Saturday's Ohio State/Penn State Matchup is Essentially a Play-In Game for the Big Ten Championship

By David Regimbal on November 21, 2019 at 12:05 pm
Binjimen Victor

A trip to Indianapolis for the Big Ten Championship Game is on the line in Columbus this Saturday.

With Michigan holding two conference losses, unbeaten and second-ranked Ohio State can clinch the East Division with a win over No. 8 Penn State. On the flip side, the Nittany Lions would essentially stamp their ticket to the conference title game by beating the Buckeyes for the first time in Ohio Stadium since Luke Fickell was head coach.

If James Franklin's squad pulls the upset on Saturday, only Rutgers would stand in their way of clinching on the final day of the regular season. So for all intents and purposes, Saturday's matchup is a play-in game for the Big Ten title. 

The Buckeyes come into the contest as huge favorites. Despite just six spots separating the two teams in the latest College Football Playoff ranking, Ohio State is favored by an enormous 18.5 points.

That line is a reflection of the Buckeyes' dominance this season. They've easily covered all but two spreads through 10 games this year, with FAU and Rutgers making things closer than it should've been in garbage time against backups.

The Nittany Lions got off to an equally impressive start, beating their first four opponents by an incredible average of 42.5 points, but they cooled off once conference play kicked in. Over its last five games, Penn State's margin of victory dipped to seven points a game, and that of course includes the 31-26 upset loss on the road at Minnesota.

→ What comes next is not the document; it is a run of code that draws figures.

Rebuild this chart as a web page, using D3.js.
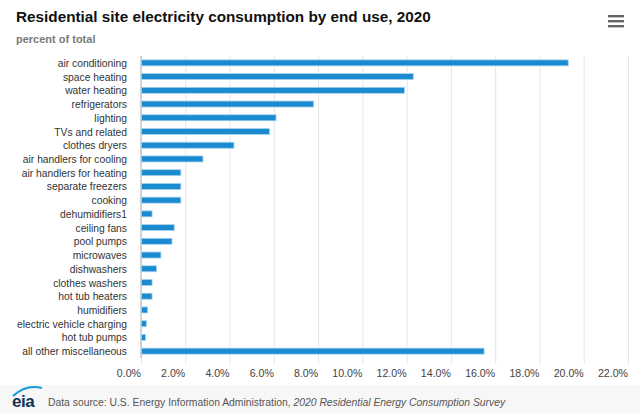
<!DOCTYPE html>
<html>
<head>
<meta charset="utf-8">
<script src="https://cdn.jsdelivr.net/npm/d3@7"></script>
<style>
  body { margin: 0; background: #fff; font-family: "Liberation Sans", Arial, sans-serif; }
  .grid line { stroke: #e6e6e6; }
  .grid path { display: none; }
</style>
</head>
<body>
<script>
var categories = ["air conditioning", "space heating", "water heating", "refrigerators", "lighting",
    "TVs and related", "clothes dryers", "air handlers for cooling", "air handlers for heating",
    "separate freezers", "cooking", "dehumidifiers1", "ceiling fans", "pool pumps", "microwaves",
    "dishwashers", "clothes washers", "hot tub heaters", "humidifiers", "electric vehicle charging",
    "hot tub pumps", "all other miscellaneous"];
var values = [19.3, 12.3, 11.9, 7.8, 6.1, 5.8, 4.2, 2.8, 1.8, 1.8, 1.8, 0.5, 1.5, 1.4, 0.9,
    0.7, 0.5, 0.5, 0.3, 0.25, 0.2, 15.5];
var xTicks = [0, 2, 4, 6, 8, 10, 12, 14, 16, 18, 20, 22];

var w = 640, h = 413;
var plotLeft = 141, plotRight = 628, plotTop = 56, plotBottom = 358;

var svg = d3.select("body").append("svg").attr("width", w).attr("height", h);

var x = d3.scaleLinear().domain([0, 22]).range([plotLeft, plotRight]);
var y = d3.scaleBand().domain(categories).range([plotTop, plotBottom]);

// title
svg.append("text").attr("x", 16).attr("y", 22).attr("font-size", 15.3).attr("font-weight", "bold")
    .attr("fill", "#111").text("Residential site electricity consumption by end use, 2020");
svg.append("text").attr("x", 16).attr("y", 43).attr("font-size", 11).attr("font-weight", "bold")
    .attr("fill", "#7a7a7a").text("percent of total");

// menu icon
svg.selectAll(".menu").data([0, 1, 2]).enter().append("rect").attr("class", "menu")
    .attr("x", 608).attr("y", d => 15 + d * 5).attr("width", 16).attr("height", 2.4)
    .attr("fill", "#666");

// gridlines
svg.append("g").attr("class", "grid").attr("transform", "translate(0," + plotTop + ")")
    .call(d3.axisBottom(x).tickValues(xTicks).tickSize(plotBottom - plotTop + 6).tickFormat(""));

// bars
svg.selectAll(".bar").data(values).enter().append("rect").attr("class", "bar")
    .attr("x", x(0))
    .attr("y", (d, i) => y(categories[i]) + y.bandwidth() / 2 - 3)
    .attr("width", d => x(d) - x(0))
    .attr("height", 6)
    .attr("fill", "#1a8bd0")
    .attr("stroke", "#a9d3ee")
    .attr("stroke-width", 0.8);

// y axis line
svg.append("line").attr("x1", plotLeft).attr("x2", plotLeft).attr("y1", plotTop).attr("y2", plotBottom)
    .attr("stroke", "#c8c8c8").attr("stroke-width", 1.5);

// category labels
svg.selectAll(".cat").data(categories).enter().append("text").attr("class", "cat")
    .attr("x", 127).attr("y", d => y(d) + y.bandwidth() / 2 + 4)
    .attr("text-anchor", "end").attr("font-size", 10.3).attr("fill", "#333")
    .text(d => d);

// x tick labels (right aligned on the gridline)
svg.selectAll(".xl").data(xTicks).enter().append("text").attr("class", "xl")
    .attr("x", d => x(d)).attr("y", 377)
    .attr("text-anchor", "end").attr("font-size", 10.6).attr("fill", "#444")
    .text(d => d.toFixed(1) + "%");

// footer
svg.append("rect").attr("x", 0).attr("y", 385).attr("width", w).attr("height", h - 385).attr("fill", "#f7f7f7");
svg.append("path").attr("d", "M13,396 Q26,384 42,388").attr("fill", "none")
    .attr("stroke", "#1a9ad6").attr("stroke-width", 2.2);
svg.append("text").attr("x", 12).attr("y", 407).attr("font-size", 17).attr("font-weight", "bold")
    .attr("fill", "#0d3556").attr("letter-spacing", -0.5).text("eia");
var foot = svg.append("text").attr("x", 48).attr("y", 406).attr("font-size", 10.35).attr("fill", "#555");
foot.append("tspan").text("Data source: U.S. Energy Information Administration, ");
foot.append("tspan").attr("font-style", "italic").text("2020 Residential Energy Consumption Survey");
</script>
</body>
</html>
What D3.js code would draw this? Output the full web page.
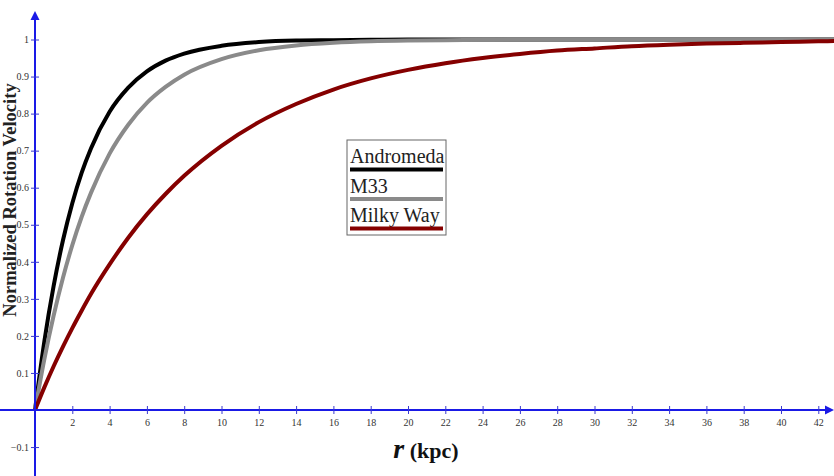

But the Nittany Lions know they still control their own destiny in the Big Ten and have a great resume for the playoff committee to consider if it wins out.

“Games like Ohio State-Penn State, this is where you can make a name for yourself,” Penn State linebacker Micah Parsons said this week. “We’re going to go out there and ball. Maybe just a little bit harder.”

Franklin's squad knows it can make a big statement this weekend. Day acknowledged the same opportunity this week.

“I think our team knows what’s at stake, we have talked about that,” Day said. "But now it’s time to just focus on Penn State. This is a talent-equated game. We all know we have been in some games that we have had more talent than some of the other teams we have played. This is a team that talent equates."

Past results agree with that sentiment as four of the last five matchups between these teams have been absolute classics. 

In 2014, the Nittany Lions took a Buckeye team that eventually won a national championship to double overtime before falling 31-24. Two years later, Penn State got revenge by scoring 17 unanswered points in the fourth quarter in a 24-21 upset win. And of course, Ohio State erased deficits of 18 and 12 points in back-to-back games against the Nittany Lions from 2017-18.

“If you go back all the way to 2014, they won the national championship, our first year, took them to double overtime if I remember correctly,” Franklin said this week. “We've had a lot of competition with these guys. We've played them probably as well as anybody over that period of time. Obviously not good enough. We've got to take the next step.”